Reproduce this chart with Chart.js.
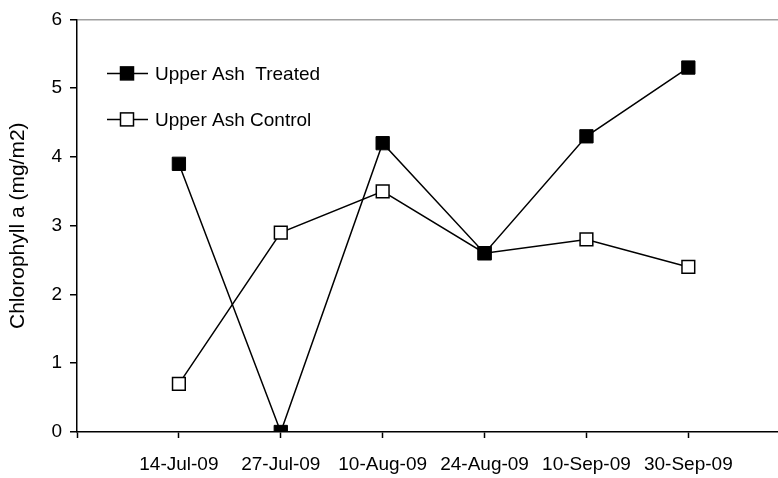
<!DOCTYPE html>
<html>
<head>
<meta charset="utf-8">
<script src="https://cdn.jsdelivr.net/npm/chart.js@4"></script>
<style>
  body { margin: 0; background: #fff; }
  #wrap { width: 778px; height: 478px; }
</style>
</head>
<body>
<div id="wrap"><canvas id="chl" width="778" height="478"></canvas></div>
<script>
const dates = ["14-Jul-09", "27-Jul-09", "10-Aug-09", "24-Aug-09", "10-Sep-09", "30-Sep-09"];
const treated = [3.9, 0, 4.2, 2.6, 4.3, 5.3];
const control = [0.7, 2.9, 3.5, 2.6, 2.8, 2.4];
const yTicks = [0, 1, 2, 3, 4, 5, 6];

const font = { family: "'Liberation Sans', Arial, sans-serif", size: 19 };

// legend drawn inside the plot: line with the marker on it
const insideLegend = {
  id: "insideLegend",
  afterDraw(chart) {
    const ctx = chart.ctx;
    const a = chart.chartArea;
    ctx.save();
    chart.data.datasets.forEach((ds, i) => {
      const y = a.top + 54 + i * 46;
      const x0 = a.left + 30;
      ctx.strokeStyle = "#000";
      ctx.lineWidth = 1.5;
      ctx.beginPath();
      ctx.moveTo(x0, y);
      ctx.lineTo(x0 + 41, y);
      ctx.stroke();
      const s = 6.5;
      ctx.fillStyle = ds.pointBackgroundColor;
      ctx.fillRect(x0 + 20 - s, y - s, 2 * s, 2 * s);
      ctx.strokeRect(x0 + 20 - s, y - s, 2 * s, 2 * s);
      ctx.fillStyle = "#000";
      ctx.font = font.size + "px " + font.family;
      ctx.textBaseline = "middle";
      ctx.fillText(ds.label, x0 + 48, y + 1);
    });
    ctx.restore();
  }
};

new Chart(document.getElementById("chl"), {
  type: "line",
  data: {
    datasets: [
      {
        label: "Upper Ash  Treated",
        data: treated.map((v, i) => ({ x: i + 1, y: v })),
        borderColor: "#000",
        borderWidth: 1.5,
        pointStyle: "rect",
        pointRadius: 9.4,
        pointBackgroundColor: "#000",
        pointBorderColor: "#000",
        pointBorderWidth: 1,
      },
      {
        label: "Upper Ash Control",
        data: control.map((v, i) => ({ x: i + 1, y: v })),
        borderColor: "#000",
        borderWidth: 1.5,
        pointStyle: "rect",
        pointRadius: 9,
        pointBackgroundColor: "#fff",
        pointBorderColor: "#000",
        pointBorderWidth: 1.5,
      },
    ],
  },
  options: {
    responsive: false,
    animation: false,
    layout: { autoPadding: false, padding: { top: 18, right: 0, left: 0, bottom: 0 } },
    plugins: {
      legend: { display: false },
      tooltip: { enabled: false },
    },
    scales: {
      x: {
        type: "linear",
        min: 0,
        max: 6.88,
        afterBuildTicks: (s) => { s.ticks = [0, 1, 2, 3, 4, 5, 6].map((v) => ({ value: v })); },
        afterFit: (s) => { s.height = 46; s.paddingLeft = 0; s.paddingRight = 0; },
        ticks: {
          autoSkip: false,
          maxRotation: 0,
          color: "#000",
          font: font,
          padding: 15,
          callback: (v) => dates[v - 1] || "",
        },
        grid: { drawOnChartArea: false, tickLength: 6, tickColor: "#000", tickWidth: 1.5 },
        border: { color: "#000", width: 1.5 },
      },
      y: {
        min: 0,
        max: 6,
        afterBuildTicks: (s) => { s.ticks = yTicks.map((v) => ({ value: v })); },
        afterFit: (s) => { s.width = 77; },
        ticks: { color: "#000", font: font, padding: 8 },
        title: {
          display: true,
          text: "Chlorophyll a (mg/m2)",
          color: "#000",
          font: { family: font.family, size: 21 },
          padding: { top: 6, bottom: 0 },
        },
        grid: {
          drawOnChartArea: true,
          color: (c) => (c.tick && c.tick.value === 6 ? "#a0a0a0" : "rgba(0,0,0,0)"),
          lineWidth: 1.5,
          tickLength: 7,
          tickColor: "#000",
          tickWidth: 1.5,
        },
        border: { color: "#000", width: 1.5 },
      },
    },
  },
  plugins: [insideLegend],
});
</script>
</body>
</html>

———

WORK TO COMPLETE ▸ Reproduce the listing exactly. Leave its pictures out.

RESULT OF THE EXERCISE ▸
Reproduce this chart with Chart.js.
<!DOCTYPE html>
<html>
<head>
<meta charset="utf-8">
<script src="https://cdn.jsdelivr.net/npm/chart.js@4"></script>
<style>
  body { margin: 0; background: #fff; }
  #wrap { width: 778px; height: 478px; }
</style>
</head>
<body>
<div id="wrap"><canvas id="chl" width="778" height="478"></canvas></div>
<script>
const dates = ["14-Jul-09", "27-Jul-09", "10-Aug-09", "24-Aug-09", "10-Sep-09", "30-Sep-09"];
const treated = [3.9, 0, 4.2, 2.6, 4.3, 5.3];
const control = [0.7, 2.9, 3.5, 2.6, 2.8, 2.4];
const yTicks = [0, 1, 2, 3, 4, 5, 6];

const font = { family: "'Liberation Sans', Arial, sans-serif", size: 19 };

// legend drawn inside the plot: line with the marker on it
const insideLegend = {
  id: "insideLegend",
  afterDraw(chart) {
    const ctx = chart.ctx;
    const a = chart.chartArea;
    ctx.save();
    chart.data.datasets.forEach((ds, i) => {
      const y = a.top + 54 + i * 46;
      const x0 = a.left + 30;
      ctx.strokeStyle = "#000";
      ctx.lineWidth = 1.5;
      ctx.beginPath();
      ctx.moveTo(x0, y);
      ctx.lineTo(x0 + 41, y);
      ctx.stroke();
      const s = 6.5;
      ctx.fillStyle = ds.pointBackgroundColor;
      ctx.fillRect(x0 + 20 - s, y - s, 2 * s, 2 * s);
      ctx.strokeRect(x0 + 20 - s, y - s, 2 * s, 2 * s);
      ctx.fillStyle = "#000";
      ctx.font = font.size + "px " + font.family;
      ctx.textBaseline = "middle";
      ctx.fillText(ds.label, x0 + 48, y + 1);
    });
    ctx.restore();
  }
};

new Chart(document.getElementById("chl"), {
  type: "line",
  data: {
    datasets: [
      {
        label: "Upper Ash  Treated",
        data: treated.map((v, i) => ({ x: i + 1, y: v })),
        borderColor: "#000",
        borderWidth: 1.5,
        pointStyle: "rect",
        pointRadius: 9.4,
        pointBackgroundColor: "#000",
        pointBorderColor: "#000",
        pointBorderWidth: 1,
      },
      {
        label: "Upper Ash Control",
        data: control.map((v, i) => ({ x: i + 1, y: v })),
        borderColor: "#000",
        borderWidth: 1.5,
        pointStyle: "rect",
        pointRadius: 9,
        pointBackgroundColor: "#fff",
        pointBorderColor: "#000",
        pointBorderWidth: 1.5,
      },
    ],
  },
  options: {
    responsive: false,
    animation: false,
    layout: { autoPadding: false, padding: { top: 18, right: 0, left: 0, bottom: 0 } },
    plugins: {
      legend: { display: false },
      tooltip: { enabled: false },
    },
    scales: {
      x: {
        type: "linear",
        min: 0,
        max: 6.88,
        afterBuildTicks: (s) => { s.ticks = [0, 1, 2, 3, 4, 5, 6].map((v) => ({ value: v })); },
        afterFit: (s) => { s.height = 46; s.paddingLeft = 0; s.paddingRight = 0; },
        ticks: {
          autoSkip: false,
          maxRotation: 0,
          color: "#000",
          font: font,
          padding: 15,
          callback: (v) => dates[v - 1] || "",
        },
        grid: { drawOnChartArea: false, tickLength: 6, tickColor: "#000", tickWidth: 1.5 },
        border: { color: "#000", width: 1.5 },
      },
      y: {
        min: 0,
        max: 6,
        afterBuildTicks: (s) => { s.ticks = yTicks.map((v) => ({ value: v })); },
        afterFit: (s) => { s.width = 77; },
        ticks: { color: "#000", font: font, padding: 8 },
        title: {
          display: true,
          text: "Chlorophyll a (mg/m2)",
          color: "#000",
          font: { family: font.family, size: 21 },
          padding: { top: 6, bottom: 0 },
        },
        grid: {
          drawOnChartArea: true,
          color: (c) => (c.tick && c.tick.value === 6 ? "#a0a0a0" : "rgba(0,0,0,0)"),
          lineWidth: 1.5,
          tickLength: 7,
          tickColor: "#000",
          tickWidth: 1.5,
        },
        border: { color: "#000", width: 1.5 },
      },
    },
  },
  plugins: [insideLegend],
});
</script>
</body>
</html>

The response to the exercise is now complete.